I went to Half Price Books the other day and picked up a couple of used copies of Mansfield Park and Northanger Abbey. You see, I've read Pride & Prejudice, and Emma, and Sense & Sensibility. And I've subsequently seen various film and/or television adaptations of these. But I have not read nor seen Mansfield Park, Northanger Abbey, or Persuasion. And while Persuasion was the one I was most interested in, HPB did not have a copy. Surprising! But I bought the other two.
I'm now eight chapters into Mansfield Park. I like it. But then I've liked everything by Jane Austen so far, so it's not surprising that I like this one too. I do feel sorry for Fanny. She's a bit of a ninny, but I think it's only the situation that makes her thus; I get the strong feeling she was quite capable in her life before being remanded to Mansfield, and it's only in the uprooting and transplanting that she's become stunted, a bit wilted. She's a sensitive thing, and I'm glad for Edmund who, though not quite as attentive as he could be, is more so than most.

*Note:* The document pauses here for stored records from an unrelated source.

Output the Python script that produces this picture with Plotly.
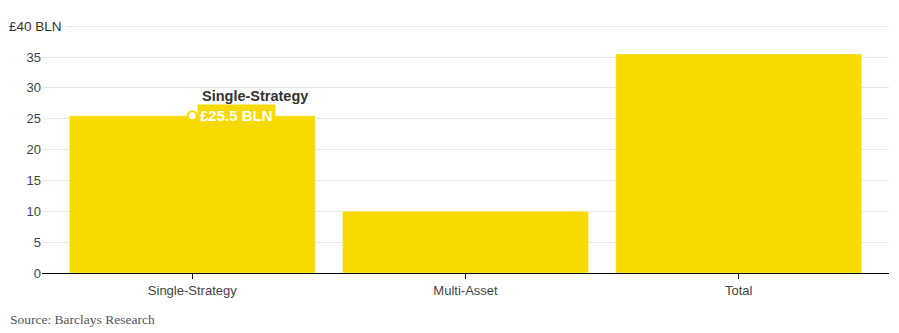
import plotly.graph_objects as go

categories = ["Single-Strategy", "Multi-Asset", "Total"]
values = [25.5, 10, 35.5]
y_ticks = [0, 5, 10, 15, 20, 25, 30, 35, 40]
y_ticktext = ["0", "5", "10", "15", "20", "25", "30", "35", ""]
top_label = "£40 BLN"
highlight_name = "Single-Strategy"
highlight_value = 25.5
highlight_text = "£25.5 BLN"
source = "Source: Barclays Research"

YELLOW = "#F6DA00"

fig = go.Figure()
fig.add_trace(go.Bar(
    x=categories, y=values,
    marker=dict(color=YELLOW, line=dict(color="rgba(255,255,255,0.35)", width=1)),
    hoverinfo="skip", showlegend=False,
))
fig.add_trace(go.Scatter(
    x=[highlight_name], y=[highlight_value], mode="markers",
    marker=dict(size=9, color="white", line=dict(color=YELLOW, width=2)),
    hoverinfo="skip", showlegend=False,
))

fig.add_annotation(
    x=highlight_name, y=highlight_value, xref="x", yref="y",
    text=f"<b>{highlight_text}</b>", showarrow=False,
    xanchor="left", yanchor="middle", xshift=5, yshift=0,
    bgcolor=YELLOW, borderpad=2,
    font=dict(family="Liberation Sans, Arial", size=15, color="white"),
)
fig.add_annotation(
    x=highlight_name, y=highlight_value, xref="x", yref="y",
    text=f"<b>{highlight_name}</b>", showarrow=False,
    xanchor="left", yanchor="middle", xshift=8, yshift=20,
    font=dict(family="Liberation Sans, Arial", size=14.5, color="#333333"),
)
fig.add_annotation(
    x=0, y=40, xref="paper", yref="y",
    text=top_label, showarrow=False,
    xanchor="right", yanchor="middle", xshift=24,
    bgcolor="white", borderpad=3,
    font=dict(family="Liberation Sans, Arial", size=13.5, color="#333333"),
)
fig.add_annotation(
    x=0, y=0, xref="paper", yref="paper",
    text=source, showarrow=False,
    xanchor="left", yanchor="middle", xshift=-34, yshift=-46,
    font=dict(family="Liberation Serif, DejaVu Serif", size=13.5, color="#555555"),
)

fig.update_layout(
    width=899, height=333,
    margin=dict(l=42, r=10, t=25, b=60),
    plot_bgcolor="white", paper_bgcolor="white",
    bargap=0.1,
    font=dict(family="Liberation Sans, Arial", size=13, color="#333333"),
    xaxis=dict(
        range=[-0.55, 2.55], showgrid=False,
        showline=True, linecolor="black", linewidth=1,
        ticks="outside", ticklen=5, tickcolor="black",
        tickfont=dict(size=13, color="#444444"),
        fixedrange=True,
    ),
    yaxis=dict(
        range=[0, 40.2], tickvals=y_ticks, ticktext=y_ticktext,
        showgrid=True, gridcolor="#e6e6e6", gridwidth=1,
        zeroline=False, showline=False, ticks="",
        tickfont=dict(size=13, color="#444444"),
        fixedrange=True,
    ),
)

fig.write_html("out.html")
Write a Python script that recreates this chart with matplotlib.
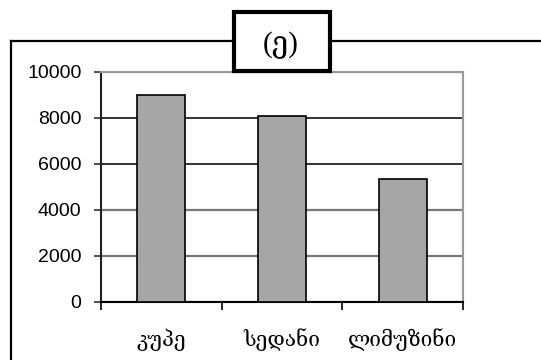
import matplotlib
matplotlib.use("Agg")
import matplotlib.pyplot as plt
from matplotlib.patches import Rectangle
from matplotlib.lines import Line2D
import numpy as np

categories = ["კუპე", "სედანი", "ლიმუზინი"]
values = [9000, 8100, 5350]
yticks = [0, 2000, 4000, 6000, 8000, 10000]
title = "(ე)"

W, H = 541, 360
fig = plt.figure(figsize=(W / 100, H / 100), dpi=100)

def fx(px):
    return px / W

def fy(py):
    return 1 - py / H

# plot area in pixel coords
left, right, top, bottom = 101, 463, 72, 302
ax = fig.add_axes([fx(left), fy(bottom), fx(right - left), (bottom - top) / H])

x = np.arange(len(categories))
ax.bar(x, values, width=0.4, color="#a6a6a6", edgecolor="black", linewidth=1.2, zorder=3)

ax.set_xlim(-0.5, len(categories) - 0.5)
ax.set_ylim(0, 10000)
ax.set_yticks(yticks)
ax.set_yticklabels([str(v) for v in yticks], family="Liberation Sans", fontsize=14)

# category ticks sit on the boundaries, labels in the middle
ax.set_xticks(np.arange(len(categories) + 1) - 0.5)
ax.set_xticklabels([])
ax.set_xticks(x, minor=True)
ax.set_xticklabels(categories, minor=True, family="DejaVu Serif", fontsize=15)
ax.tick_params(axis="x", which="minor", length=0, pad=19)
ax.tick_params(axis="x", which="major", length=6, width=1.2, color="black")
ax.tick_params(axis="y", length=5, width=1.2, color="#333333", pad=9)

ax.yaxis.grid(True, zorder=0)
grid_colors = ["#777777", "#777777", "#777777", "#111111", "#111111", "#888888"]
grid_widths = [1.6, 1.6, 1.6, 1.2, 1.2, 1.6]
for gl, c, lw in zip(ax.get_ygridlines(), grid_colors, grid_widths):
    gl.set_color(c)
    gl.set_linewidth(lw)
ax.set_axisbelow(True)

ax.spines["left"].set_color("#222222")
ax.spines["left"].set_linewidth(1.5)
ax.spines["bottom"].set_color("black")
ax.spines["bottom"].set_linewidth(1.5)
for s in ("top", "right"):
    ax.spines[s].set_color("#999999")
    ax.spines[s].set_linewidth(1.5)

# outer frame running off the right and bottom edges
fig.add_artist(Line2D([fx(11), fx(11)], [fy(41), fy(H + 5)], color="black", lw=1.6))
fig.add_artist(Line2D([fx(11), fx(W + 5)], [fy(41), fy(41)], color="black", lw=1.6))

# boxed title
box = Rectangle((fx(234), fy(71)), fx(330 - 234), (71 - 12) / H, transform=fig.transFigure,
                facecolor="white", edgecolor="black", linewidth=3, zorder=10)
fig.add_artist(box)
fig.text(fx(281), fy(45), title, ha="center", va="center",
         family=["Liberation Serif", "DejaVu Serif"], fontsize=21, zorder=11)

fig.savefig("out.png", dpi=100)
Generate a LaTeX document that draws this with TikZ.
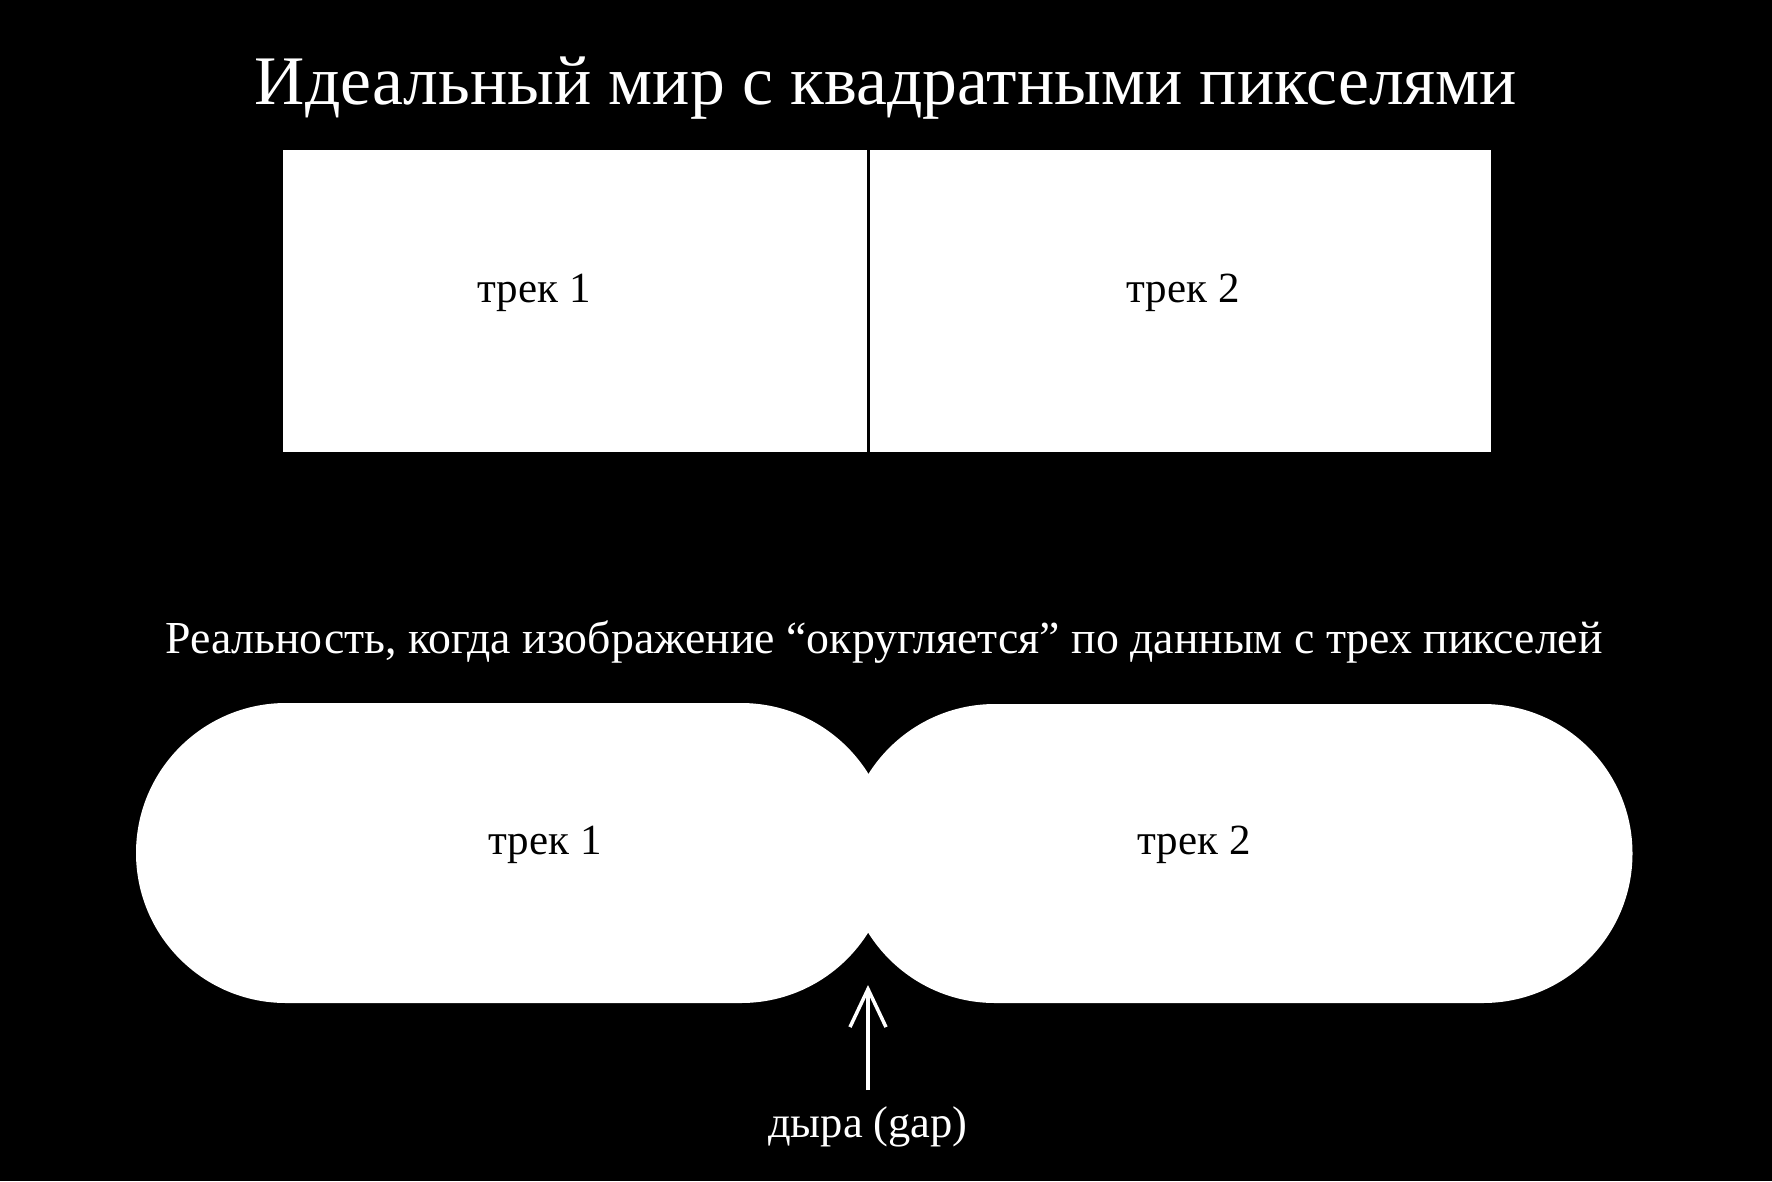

I do not quite follow Fanny's health issues, the need to horseback ride and the difficulties with too much walking? I have to take Austen at her word there. Maybe it is because I walk quite a bit and suffer ill health when I don't walk . . . I can walk all day quite heartily, have been known to wear my companions out with walking. Jogging I can't suffer, but walking pleases me no end. And of course riding, too, when I get the chance. Though what I really enjoy is swimming. Don't get to do that nearly enough.
Anyway, all that aside, poor Fanny is so often neglected and overlooked and undervalued, I do feel bad for her. And Austen is so good at drawing characters. One knows exactly what type of person each of these characters is, all the little subtleties of personality show so clearly through Austen's prose. They've just made a party to Sotherton, and Fanny is of course delighted to be invited, but one wonders how she will do in company when so far she has always been left out? Don't ruin it for me, mind. I'm so enjoying reading it.
Fanny's fallback position seems to be to keep to herself, and she's often enough left to herself that this seems to be preferable on all fronts. But surely something must come along to prompt or motivate her? The whole book cannot be about Fanny sitting back and watching everything happening around her. Can it?
Or maybe I'm bringing too modern a sensibility to the story. Maybe Fanny watching all the goings-on is exactly what this book is. I guess I'll find out.